Conclusion

In this chapter you learned some important practical tips, both for getting your image data ready for modeling (presizing, data block summary) and for fitting the model (learning rate finder, unfreezing, discriminative learning rates, setting the number of epochs, and using deeper architectures). Using these tools will help you to build more accurate image models, more quickly.

We also discussed cross-entropy loss. This part of the book is worth spending plenty of time on. You aren’t likely to need to actually implement cross-entropy loss from scratch yourself in practice, but it’s really important you understand the inputs to and output from that function, because it (or a variant of it, as we’ll see in the next chapter) is used in nearly every classification model. So when you want to debug a model, or put a model in production, or improve the accuracy of a model, you’re going to need to be able to look at its activations and loss, and understand what’s going on, and why. You can’t do that properly if you don’t understand your loss function.

If cross-entropy loss hasn’t “clicked” for you just yet, don’t worry—you’ll get there! First, go back to the last chapter and make sure you really understand mnist_loss.

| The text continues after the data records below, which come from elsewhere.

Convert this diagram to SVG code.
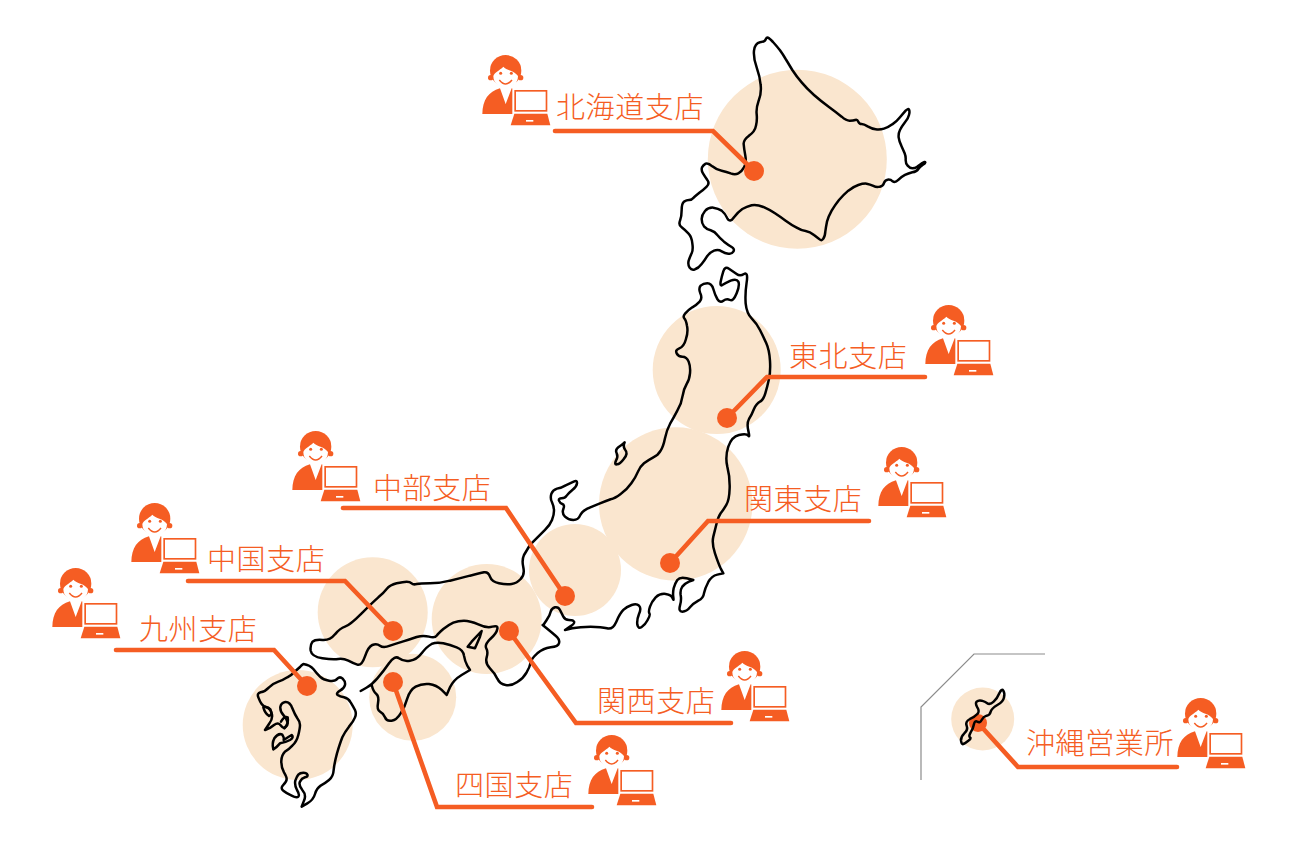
<svg xmlns="http://www.w3.org/2000/svg" xmlns:xlink="http://www.w3.org/1999/xlink" width="1300" height="850" viewBox="0 0 1300 850">
<style>
.bg{fill:#fae6cf}
.land{fill:none;stroke:#000;stroke-width:7.5;stroke-linejoin:round;stroke-linecap:round}
.conn{fill:none;stroke:#f55d23;stroke-width:4.6;stroke-linecap:round;stroke-linejoin:miter}
.dot{fill:#f55d23}
.frame{fill:none;stroke:#8c8c8c;stroke-width:1.2}
.lbl{font-family:"Noto Sans CJK JP","Noto Sans",sans-serif;font-weight:300;font-size:29px;letter-spacing:.6px;fill:#f55d23}
</style>
<defs>
<g id="staff">
<g transform="translate(470,40) scale(.3333)" fill="#f55d23">
<circle cx="107" cy="92" r="47"/>
<circle cx="62" cy="113" r="8"/><circle cx="152" cy="113" r="8"/>
<path d="M70 108C74 96 88 92 100 80C110 92 132 90 144 108C144 132 125 142 107 142C89 142 70 132 70 108Z" fill="#fff"/>
<circle cx="92" cy="100" r="4.5"/><circle cx="124" cy="100" r="4.5"/>
<path d="M88 120Q107 144 126 120" fill="none" stroke="#f55d23" stroke-width="4.5"/>
<path d="M37 222C38 180 55 155 90 145L107 192L125 145L150 150V222Z"/>
<rect x="127" y="144" width="112" height="84" fill="#fff"/>
<rect x="133" y="150" width="99" height="65"/>
<rect x="138" y="155" width="89" height="55" fill="#fff"/>
<path d="M133 221H232L241 256H122Z"/>
<rect x="168" y="240" width="22" height="5" fill="#fff"/>
</g>
</g>
</defs>
<g id="circles">
<circle class="bg" cx="797.3" cy="159.3" r="89.5"/>
<circle class="bg" cx="716.7" cy="370" r="64"/>
<circle class="bg" cx="675.7" cy="504" r="76.7"/>
<circle class="bg" cx="575" cy="570" r="46"/>
<circle class="bg" cx="486.7" cy="619" r="55"/>
<circle class="bg" cx="372.7" cy="612.3" r="55"/>
<circle class="bg" cx="412.7" cy="697.3" r="43.5"/>
<circle class="bg" cx="297.7" cy="725" r="55"/>
<circle class="bg" cx="982.7" cy="719" r="31.5"/>
</g>
<g id="map">
<g transform="translate(640,20) scale(.3333)">
<path class="land" d="M384 53Q388 55 399 66Q410 78 420 91Q430 105 437 117Q445 130 457 150Q470 170 485 187Q500 205 522 225Q545 245 567 261Q590 278 605 290Q620 303 630 302Q640 302 646 300Q652 298 655 305Q658 312 665 312Q672 312 683 319Q695 326 707 328Q720 330 732 326Q745 322 757 313Q770 305 780 292Q790 280 797 272Q805 264 807 269Q810 275 807 285Q805 295 795 307Q785 320 780 330Q775 340 776 352Q778 365 784 377Q790 390 794 400Q798 410 797 420Q797 430 803 437Q810 445 817 445Q825 445 832 440Q840 435 847 429Q855 424 856 427Q857 430 848 435Q840 440 835 447Q830 455 817 457Q805 460 795 465Q785 470 775 480Q765 490 758 484Q752 478 743 479Q735 480 732 489Q730 498 720 500Q710 503 700 498Q690 493 680 491Q670 490 655 495Q640 500 625 512Q610 525 597 540Q585 555 575 572Q565 590 561 605Q558 620 556 635Q555 650 550 656Q545 663 540 659Q535 655 522 645Q510 635 497 633Q485 632 470 623Q455 615 437 602Q420 590 405 580Q390 570 370 561Q350 553 335 556Q320 560 307 567Q295 575 282 592Q270 610 262 595Q255 580 245 572Q235 565 220 563Q205 562 195 573Q185 585 185 597Q185 610 192 619Q200 628 212 631Q225 635 232 645Q240 655 252 665Q265 675 275 681Q285 687 280 695Q275 703 265 701Q255 700 245 694Q235 688 222 692Q210 697 202 708Q195 720 185 732Q175 745 165 748Q155 752 149 743Q143 735 146 722Q150 710 155 700Q160 690 157 670Q155 650 145 640Q135 630 125 622Q115 615 120 602Q125 590 125 570Q125 550 132 545Q140 540 147 540Q155 540 162 532Q170 525 180 517Q190 510 200 500Q210 490 202 480Q195 470 189 460Q183 450 186 442Q190 435 197 431Q205 428 217 439Q230 450 245 452Q260 455 272 460Q285 465 295 460Q305 455 312 442Q320 430 316 407Q312 385 311 372Q310 360 327 347Q345 335 348 317Q352 300 350 282Q348 265 356 242Q365 220 362 195Q360 170 350 142Q340 115 342 92Q345 70 360 67Q375 65 377 58Q380 52 384 53Z"/>
</g>
<g transform="translate(530,260) scale(.3333)">
<path class="land" d="M0 855L15 840Q30 825 45 810Q60 795 66 780Q72 765 72 752Q72 740 66 727Q60 715 64 702Q68 690 81 686Q95 683 107 676Q120 670 131 665Q142 660 141 670Q140 680 127 690Q115 700 110 707Q105 715 95 715Q85 715 87 722Q90 730 97 732Q105 735 100 747Q95 760 105 770Q115 780 130 780Q145 780 150 767Q155 755 172 746Q190 738 210 730Q230 722 242 718Q255 715 272 702Q290 690 304 670Q318 650 324 635Q330 620 342 610Q355 600 370 592Q385 585 392 572Q400 560 405 535Q410 510 420 492Q430 475 442 452Q455 430 458 407Q462 385 470 372Q478 360 480 340Q482 320 476 305Q470 290 457 290Q445 290 440 280Q435 270 448 265Q462 260 468 237Q475 215 471 197Q468 180 463 175Q458 170 466 160Q475 150 487 142Q500 135 509 125Q518 115 511 100Q505 85 512 77Q520 70 532 70Q545 70 550 87Q555 105 562 117Q570 130 580 122Q590 115 600 120Q610 125 620 100Q630 75 625 65Q620 55 602 62Q585 70 577 75Q570 80 572 65Q575 50 580 34Q585 18 597 26Q610 35 620 42Q630 50 642 42Q655 35 650 67Q645 100 647 130Q650 160 665 175Q680 190 690 210Q700 230 709 250Q718 270 720 302Q722 335 717 357Q712 380 706 400Q700 420 690 425Q680 430 672 447Q665 465 657 477Q650 490 655 512Q660 535 655 527Q650 520 627 525Q605 530 595 560Q585 590 592 620Q600 650 599 685Q598 720 589 735Q580 750 572 760Q565 770 560 790Q555 810 550 830Q545 850 555 880Q565 910 572 925L580 940L562 944Q545 948 535 966Q525 985 522 1000Q520 1015 505 1022Q490 1030 480 1042Q470 1055 457 1055Q445 1055 450 1037Q455 1020 452 1005Q450 990 457 980Q465 970 477 965L490 960L470 955Q450 950 442 960Q435 970 431 985Q428 1000 430 1012Q432 1025 428 1015Q425 1005 407 1002Q390 1000 377 1012Q365 1025 360 1040Q355 1055 358 1060Q362 1065 353 1080Q345 1095 335 1101Q325 1108 322 1094Q320 1080 327 1062Q335 1045 327 1037Q320 1030 305 1035Q290 1040 280 1050Q270 1060 259 1085Q248 1110 231 1105Q215 1100 182 1100Q150 1100 127 1105L105 1110L120 1100Q135 1090 132 1085Q130 1080 117 1080Q105 1080 100 1070Q95 1060 90 1050Q85 1040 75 1042Q65 1045 62 1055Q60 1065 50 1080L40 1095"/>
<path class="land" d="M284 547Q278 560 286 570Q295 580 282 596Q270 612 261 613Q252 615 258 602Q265 590 260 580Q255 570 265 562Q275 555 284 547Z"/>
</g>
<g transform="translate(240,550) scale(.3333)">
<path class="land" d="M908 225Q945 255 952 262Q960 270 957 280Q955 290 932 292Q910 295 892 310Q875 325 872 337Q870 350 860 367Q850 385 832 396Q815 408 797 405Q780 403 772 386Q765 370 750 355Q735 340 740 322Q745 305 739 295Q733 285 751 267Q770 250 772 237Q775 225 757 230Q740 235 715 223Q690 212 672 212Q655 212 640 218Q625 225 610 237Q595 250 590 257Q585 265 567 260Q550 255 530 261Q510 268 490 274Q470 280 450 287Q430 295 420 287Q410 280 397 285Q385 290 375 319Q365 348 352 344Q340 340 325 332Q310 325 295 327Q280 330 247 325Q215 320 212 302Q210 285 217 276Q225 268 247 270Q270 272 285 253Q300 235 315 230Q330 225 365 190Q400 155 415 142Q430 130 440 117Q450 105 470 100Q490 95 500 95Q510 95 515 100Q520 105 530 102Q540 100 570 100Q600 100 630 92Q660 85 690 77Q720 70 732 67Q745 65 750 80Q755 95 777 100Q800 105 815 102Q830 100 842 87Q855 75 850 52Q845 30 852 15L870 -15"/>
<path class="land" d="M725 243L695 275L683 290L705 295L720 260Z"/>
<path class="land" d="M362 423L378 414Q395 405 412 385Q430 365 447 340Q465 315 477 325Q490 335 510 332Q530 330 545 310Q560 290 575 282Q590 275 610 280Q630 285 650 292Q670 300 672 317Q675 335 682 347L690 360L665 375Q640 390 630 412L620 435L605 420Q590 405 567 402Q545 400 527 410Q510 420 502 445Q495 470 482 490Q470 510 455 512Q440 515 435 502Q430 490 420 485Q410 480 414 460Q418 440 409 432Q400 425 395 405"/>
</g>
<g transform="translate(245,660) scale(.3333)">
<path class="land" d="M175 12Q195 15 205 27Q215 40 225 50Q235 60 252 62Q270 65 277 56Q285 48 293 56Q302 65 300 75Q298 85 285 92Q272 100 278 105Q285 110 297 112Q310 115 317 127Q325 140 330 150Q335 160 330 172Q325 185 312 200Q300 215 292 232Q285 250 276 280Q268 310 266 330Q265 350 252 360Q240 370 227 377Q215 385 210 402Q205 420 187 430L170 440L177 422Q185 405 172 390Q160 375 165 365Q170 355 180 352Q190 350 187 344Q185 338 175 338Q165 338 160 344Q155 350 151 362Q148 375 156 390Q165 405 160 410Q155 415 140 407Q125 400 115 392Q105 385 115 375Q125 365 125 357Q125 350 117 337Q108 320 109 302Q110 285 120 275Q130 270 142 257Q155 245 160 225Q165 205 165 195Q165 185 157 175Q150 165 142 145Q135 125 121 126Q108 128 106 141Q105 155 115 165Q125 175 127 185Q130 195 122 201Q115 207 107 196Q100 185 87 195Q75 205 67 207L60 210L72 192Q85 175 80 160Q75 145 65 142Q55 140 50 132Q45 125 40 112Q35 100 47 97Q60 95 72 82Q85 70 100 65Q115 60 127 52Q140 45 147 37Q155 30 165 21Q170 15 175 12Z"/>
<path class="land" d="M88 235Q100 218 112 224Q118 232 116 240Q128 232 140 225Q148 232 135 240Q120 248 105 250Q95 262 85 268Q80 250 88 235Z"/>
<path class="land" d="M55 142Q68 138 76 148Q84 165 72 168Q60 160 55 142Z"/>
<path class="land" d="M108 185Q118 168 128 172Q132 190 118 205"/>
</g>
<path class="frame" d="M1045 654H974L921 707V780"/>
</g>
<g id="connectors">
<path class="conn" d="M555 131H713L754 171"/>
<path class="conn" d="M925 377H767L727 418"/>
<path class="conn" d="M869 521H708L670 563"/>
<path class="conn" d="M343 508H506L565 596"/>
<path class="conn" d="M188 581H345L393 631"/>
<path class="conn" d="M116 650H274L307 686"/>
<path class="conn" d="M509 631L576 723H731"/>
<path class="conn" d="M393 682L437 807H592"/>
<path class="conn" d="M979 724L1018 767H1177"/>
</g>
<g id="n-hokkaido"><circle class="dot" cx="754" cy="171" r="10"/><use xlink:href="#staff" href="#staff"/><text class="lbl" x="556" y="118">北海道支店</text></g>
<g id="n-tohoku"><circle class="dot" cx="727" cy="418" r="10"/><use href="#staff" xlink:href="#staff" x="443" y="250"/><text class="lbl" x="789" y="367">東北支店</text></g>
<g id="n-kanto"><circle class="dot" cx="670" cy="563" r="10"/><use href="#staff" xlink:href="#staff" x="396" y="392"/><text class="lbl" x="744" y="510">関東支店</text></g>
<g id="n-chubu"><circle class="dot" cx="565" cy="596" r="10"/><use href="#staff" xlink:href="#staff" x="-190" y="376"/><text class="lbl" x="373" y="499">中部支店</text></g>
<g id="n-chugoku"><circle class="dot" cx="393" cy="631" r="10"/><use href="#staff" xlink:href="#staff" x="-351" y="448"/><text class="lbl" x="207" y="570">中国支店</text></g>
<g id="n-kyushu"><circle class="dot" cx="307" cy="686" r="10"/><use href="#staff" xlink:href="#staff" x="-430" y="513"/><text class="lbl" x="139" y="640">九州支店</text></g>
<g id="n-kansai"><circle class="dot" cx="509" cy="631" r="10"/><use href="#staff" xlink:href="#staff" x="239" y="596"/><text class="lbl" x="597" y="712">関西支店</text></g>
<g id="n-shikoku"><circle class="dot" cx="393" cy="682" r="10"/><use href="#staff" xlink:href="#staff" x="106" y="680"/><text class="lbl" x="455" y="796">四国支店</text></g>
<g id="n-okinawa"><circle class="dot" cx="978" cy="723" r="9"/><use href="#staff" xlink:href="#staff" x="695" y="643"/><text class="lbl" x="1026" y="754">沖縄営業所</text>
<g transform="translate(910,640) scale(.3333)"><path class="land" d="M280 152Q285 160 282 172Q280 185 262 195Q245 205 242 215Q240 225 230 227Q220 230 215 240Q210 250 202 245Q195 240 192 252Q190 265 182 277Q175 290 180 292Q185 295 175 302Q165 310 160 312Q155 315 153 302Q152 290 163 280Q175 270 170 257Q165 245 180 237Q195 230 202 222Q210 215 202 202Q195 190 200 185Q205 180 215 182Q225 185 232 190Q240 195 251 185Q262 175 268 160Q275 145 280 152Z"/></g></g>
</svg>
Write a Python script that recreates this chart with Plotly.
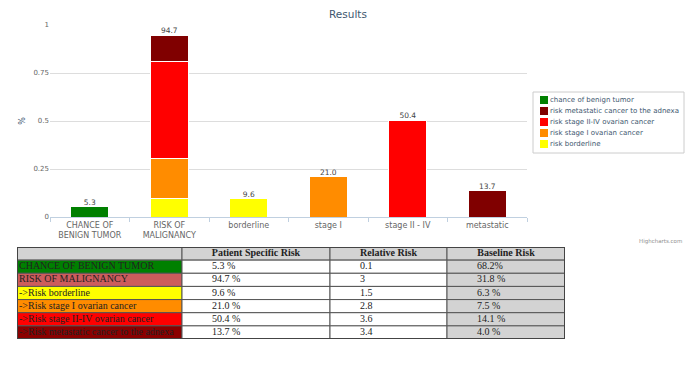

Then work gradually through the cells of the notebook for this chapter, where we step through each piece of cross-entropy loss. Make sure you understand what each calculation is doing, and why. Try creating some small tensors yourself and pass them into the functions, to see what they return.

Remember: the choices made in the implementation of cross-entropy loss are not the only possible choices that could have been made. Just like when we looked at regression we could choose between mean squared error and mean absolute difference (L1). If you have other ideas for possible functions that you think might work, feel free to give them a try in this chapter’s notebook! (Fair warning though: you’ll probably find that the model will be slower to train, and less accurate. That’s because the gradient of cross-entropy loss is proportional to the difference between the activation and the target, so SGD always gets a nicely scaled step for the weights.)